Data lines
= = = =
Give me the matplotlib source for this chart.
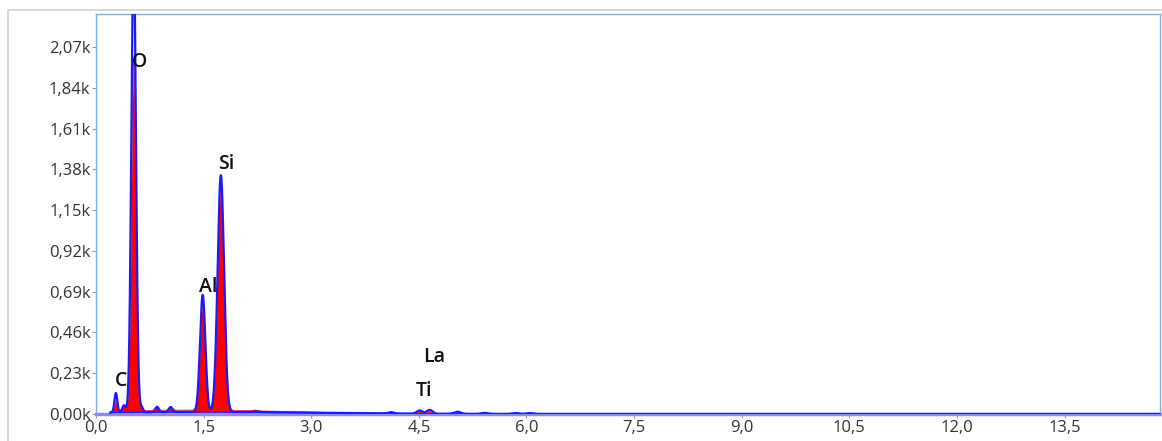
import numpy as np
import matplotlib.pyplot as plt
from matplotlib.patches import Rectangle
from matplotlib.ticker import FuncFormatter, MultipleLocator

# peak table: energy (keV), fitted height, measured height, sigma (keV)
peak_keV      = [0.277, 0.390, 0.525, 0.635, 0.850, 1.040, 1.487, 1.740, 2.220, 4.110, 4.510, 4.650, 5.040, 5.420, 5.850, 6.050]
peak_fit      = [110,   40,    2600,  30,    30,    28,    660,   1335,  6,     8,     18,    22,    12,    6,     5,     5]
peak_measured = [60,    30,    1980,  14,    16,    14,    600,   1255,  4,     4,     14,    16,    3,     2,     1,     1]
peak_sigma    = [0.020, 0.024, 0.032, 0.020, 0.024, 0.026, 0.037, 0.045, 0.035, 0.040, 0.040, 0.040, 0.045, 0.045, 0.045, 0.045]

# bremsstrahlung continuum as one broad hump: centre, height, sigma
continuum_fit  = (1.5, 12, 1.5)
continuum_meas = (1.4, 22, 1.3)

labels   = ['C', 'O', 'Al', 'Si', 'La', 'Ti']
label_xy = [(0.35, 186), (0.60, 1985), (1.56, 716), (1.81, 1410), (4.71, 321), (4.57, 130)]

energy = np.linspace(0.2, 15.0, 6000)

def gauss(x, mu, h, s):
    return h * np.exp(-0.5 * ((x - mu) / s) ** 2)

bg = gauss(energy, *continuum_fit)
fit = bg.copy()
meas = gauss(energy, *continuum_meas)
for e, hf, hm, s in zip(peak_keV, peak_fit, peak_measured, peak_sigma):
    fit += gauss(energy, e, hf, s)
    meas += gauss(energy, e, hm, s)

fig = plt.figure(figsize=(11.62, 4.41), dpi=100)
W, H = 1162, 441
ax = fig.add_axes([96 / W, 27 / H, 1064 / W, 400 / H])

# outer panel frame
fig.patches.append(Rectangle((8 / W, -0.1), 1.2, (441 - 10) / H + 0.1, transform=fig.transFigure,
                             fill=False, edgecolor='#cfcfcf', linewidth=1.2))

ax.fill_between(energy, 0, meas, color='#ff0000', linewidth=0, zorder=2)
ax.plot(energy, meas, color='#ff2020', linewidth=0.6, zorder=2)
ax.plot(energy, bg, color='#2020ff', linewidth=1.0, zorder=3)
ax.plot(energy, fit, color='#1a1aff', linewidth=1.6, zorder=4)

for t, (x, y) in zip(labels, label_xy):
    ax.text(x, y, t, ha='center', va='center', fontsize=14, fontweight='semibold',
            family=['Open Sans', 'DejaVu Sans'], color='#111111', zorder=5)

ax.set_xlim(0, 14.83)
ax.set_ylim(0, 2256)
ax.xaxis.set_major_locator(MultipleLocator(1.5))
ax.yaxis.set_major_locator(MultipleLocator(230))
ax.xaxis.set_major_formatter(FuncFormatter(lambda v, p: ('%.1f' % v).replace('.', ',')))
ax.yaxis.set_major_formatter(FuncFormatter(lambda v, p: ('%.2fk' % (v / 1000)).replace('.', ',')))

for lab in ax.get_xticklabels() + ax.get_yticklabels():
    lab.set_family(['Open Sans', 'DejaVu Sans'])
ax.tick_params(axis='both', labelsize=12, colors='#333333', length=3, width=0.8, pad=1)
ax.tick_params(axis='both', color='#999999')

for side in ['top', 'left', 'right']:
    ax.spines[side].set_color('#7ab0e6')
    ax.spines[side].set_linewidth(1.0)
ax.spines['bottom'].set_color('#8a8cf5')
ax.spines['bottom'].set_linewidth(2.5)

fig.savefig('out.png', dpi=100)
= = = =
Short exercise
Each line of the material must be retyped exactly, except that images are omitted.

Expected output
Give me the matplotlib source for this chart.
import numpy as np
import matplotlib.pyplot as plt
from matplotlib.patches import Rectangle
from matplotlib.ticker import FuncFormatter, MultipleLocator

# peak table: energy (keV), fitted height, measured height, sigma (keV)
peak_keV      = [0.277, 0.390, 0.525, 0.635, 0.850, 1.040, 1.487, 1.740, 2.220, 4.110, 4.510, 4.650, 5.040, 5.420, 5.850, 6.050]
peak_fit      = [110,   40,    2600,  30,    30,    28,    660,   1335,  6,     8,     18,    22,    12,    6,     5,     5]
peak_measured = [60,    30,    1980,  14,    16,    14,    600,   1255,  4,     4,     14,    16,    3,     2,     1,     1]
peak_sigma    = [0.020, 0.024, 0.032, 0.020, 0.024, 0.026, 0.037, 0.045, 0.035, 0.040, 0.040, 0.040, 0.045, 0.045, 0.045, 0.045]

# bremsstrahlung continuum as one broad hump: centre, height, sigma
continuum_fit  = (1.5, 12, 1.5)
continuum_meas = (1.4, 22, 1.3)

labels   = ['C', 'O', 'Al', 'Si', 'La', 'Ti']
label_xy = [(0.35, 186), (0.60, 1985), (1.56, 716), (1.81, 1410), (4.71, 321), (4.57, 130)]

energy = np.linspace(0.2, 15.0, 6000)

def gauss(x, mu, h, s):
    return h * np.exp(-0.5 * ((x - mu) / s) ** 2)

bg = gauss(energy, *continuum_fit)
fit = bg.copy()
meas = gauss(energy, *continuum_meas)
for e, hf, hm, s in zip(peak_keV, peak_fit, peak_measured, peak_sigma):
    fit += gauss(energy, e, hf, s)
    meas += gauss(energy, e, hm, s)

fig = plt.figure(figsize=(11.62, 4.41), dpi=100)
W, H = 1162, 441
ax = fig.add_axes([96 / W, 27 / H, 1064 / W, 400 / H])

# outer panel frame
fig.patches.append(Rectangle((8 / W, -0.1), 1.2, (441 - 10) / H + 0.1, transform=fig.transFigure,
                             fill=False, edgecolor='#cfcfcf', linewidth=1.2))

ax.fill_between(energy, 0, meas, color='#ff0000', linewidth=0, zorder=2)
ax.plot(energy, meas, color='#ff2020', linewidth=0.6, zorder=2)
ax.plot(energy, bg, color='#2020ff', linewidth=1.0, zorder=3)
ax.plot(energy, fit, color='#1a1aff', linewidth=1.6, zorder=4)

for t, (x, y) in zip(labels, label_xy):
    ax.text(x, y, t, ha='center', va='center', fontsize=14, fontweight='semibold',
            family=['Open Sans', 'DejaVu Sans'], color='#111111', zorder=5)

ax.set_xlim(0, 14.83)
ax.set_ylim(0, 2256)
ax.xaxis.set_major_locator(MultipleLocator(1.5))
ax.yaxis.set_major_locator(MultipleLocator(230))
ax.xaxis.set_major_formatter(FuncFormatter(lambda v, p: ('%.1f' % v).replace('.', ',')))
ax.yaxis.set_major_formatter(FuncFormatter(lambda v, p: ('%.2fk' % (v / 1000)).replace('.', ',')))

for lab in ax.get_xticklabels() + ax.get_yticklabels():
    lab.set_family(['Open Sans', 'DejaVu Sans'])
ax.tick_params(axis='both', labelsize=12, colors='#333333', length=3, width=0.8, pad=1)
ax.tick_params(axis='both', color='#999999')

for side in ['top', 'left', 'right']:
    ax.spines[side].set_color('#7ab0e6')
    ax.spines[side].set_linewidth(1.0)
ax.spines['bottom'].set_color('#8a8cf5')
ax.spines['bottom'].set_linewidth(2.5)

fig.savefig('out.png', dpi=100)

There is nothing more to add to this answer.